En 1925 commence une période heureuse dans la vie de Beckmann, avec son nouveau mariage et l’excellente progression de sa carrière artistique, marquée par sa nomination comme professeur au Städelsches Kunstinstitut. Cet optimisme est évident dans l’autoportrait avec sa seconde épouse (Portrait de carnaval double : Max Beckmann et Quappi), exécuté la même année que leur mariage en tant que portrait nuptial, en raison de la gamme de couleurs douces et chaudes et de l’absence de tension inquiétante dans le tableau. Beckmann n’abandonne pas pour autant ses approches picturales habituelles – les deux personnages émergeant de derrière un rideau, comme dans une représentation théâtrale ; le thème du carnaval – ni un certain hiératisme allégorique qu’il affectionne tant.

Max Beckmann et Quappi, 1925, Max Beckmann
Max Beckmann et Quappi, 1925, Max Beckmann, Düsseldorf, Kunstmuseum.

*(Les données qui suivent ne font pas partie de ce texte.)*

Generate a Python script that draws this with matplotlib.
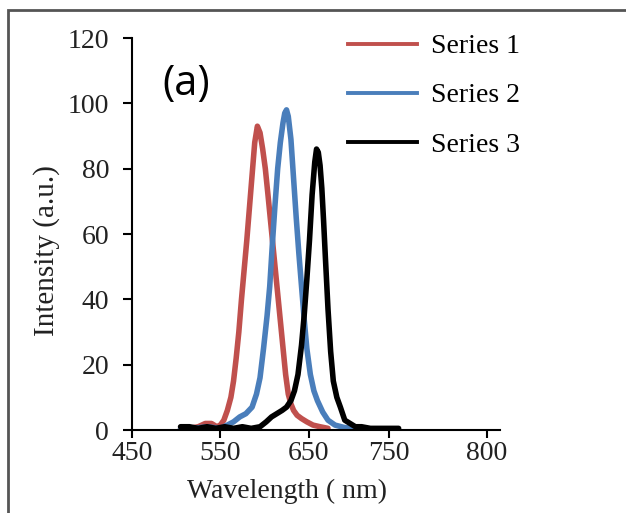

Certaines natures mortes de Beckmann explorent la même veine symbolique et transcendantale que les peintures de figures. La Grande nature morte avec télescope est l’une des natures mortes les plus ambitieuses. Conçue comme une scène d’intérieur, il s’agit d’une allégorie qui rappelle le Cubisme, bien que son but, comme toujours dans l’œuvre de Beckmann, soit fondamentalement expressif. La porte avec le trousseau de clés fait allusion à une dimension mystérieuse qui n’est accessible qu’à la vision intérieure ; nous ne savons pas de quel côté elle s’ouvre, donc nous ne savons pas si l’espace peint est ce qui se trouve derrière ou devant la porte sur le plan symbolique. Le télescope ferait alors allusion à la mission d’enquête du peintre, et l’instrument à vent en serait le pendant sonore. L’inscription « Saturne » est une idée transcendantale, tandis que la femme au visage caché par l’éventail exprime le mystère que son regard s’efforce de dévoiler.

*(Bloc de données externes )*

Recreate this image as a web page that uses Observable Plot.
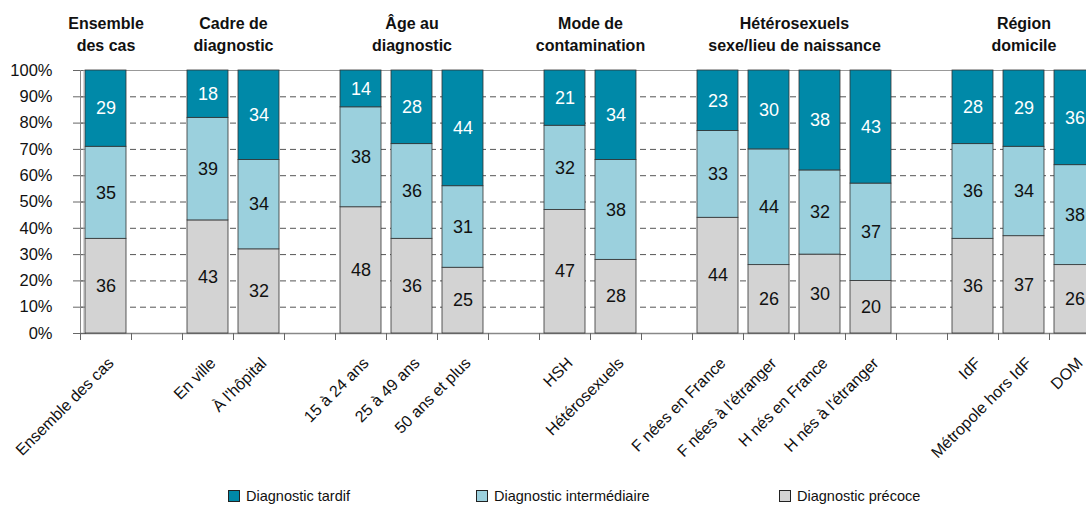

Grande nature morte avec télescope, 1927, Max Beckmann
Grande nature morte avec télescope, 1927, Max Beckmann, Munich, Bayerisches Nationalmuseum.

Au début des années 1930, Beckmann commence à introduire des scènes mythiques dans sa peinture. Il ne s’agissait pas de transcriptions littéraires de mythes de l’Antiquité, mais de peintures au sens ambigu, voire hermétique : « Je cherche, en partant du présent, le pont vers l’invisible… comme l’a formulé un célèbre kabbaliste : si tu veux saisir l’invisible, va le plus loin possible dans le visible », a déclaré Beckmann dans une célèbre conférence donnée en 1938 à Londres à l’occasion d’une exposition d’art allemand contemporain, dans le but de compenser le discrédit de l’exposition d’Art dégénéré, organisée par les nazis l’année précédente. Il s’agit donc d’un pas supplémentaire sur la voie de la mission transcendantale que Beckmann confère à l’artiste moderne. Dans Voyage sur poisson, la symbolique du poisson s’enrichit des antiques récits mésopotamiens relatant l’invention de la civilisation. Mais le point culminant de son œuvre sont les neuf triptyques monumentaux, un condensé allégorique sur la condition humaine, qui marquent la production de l’artiste dans ses dernières années.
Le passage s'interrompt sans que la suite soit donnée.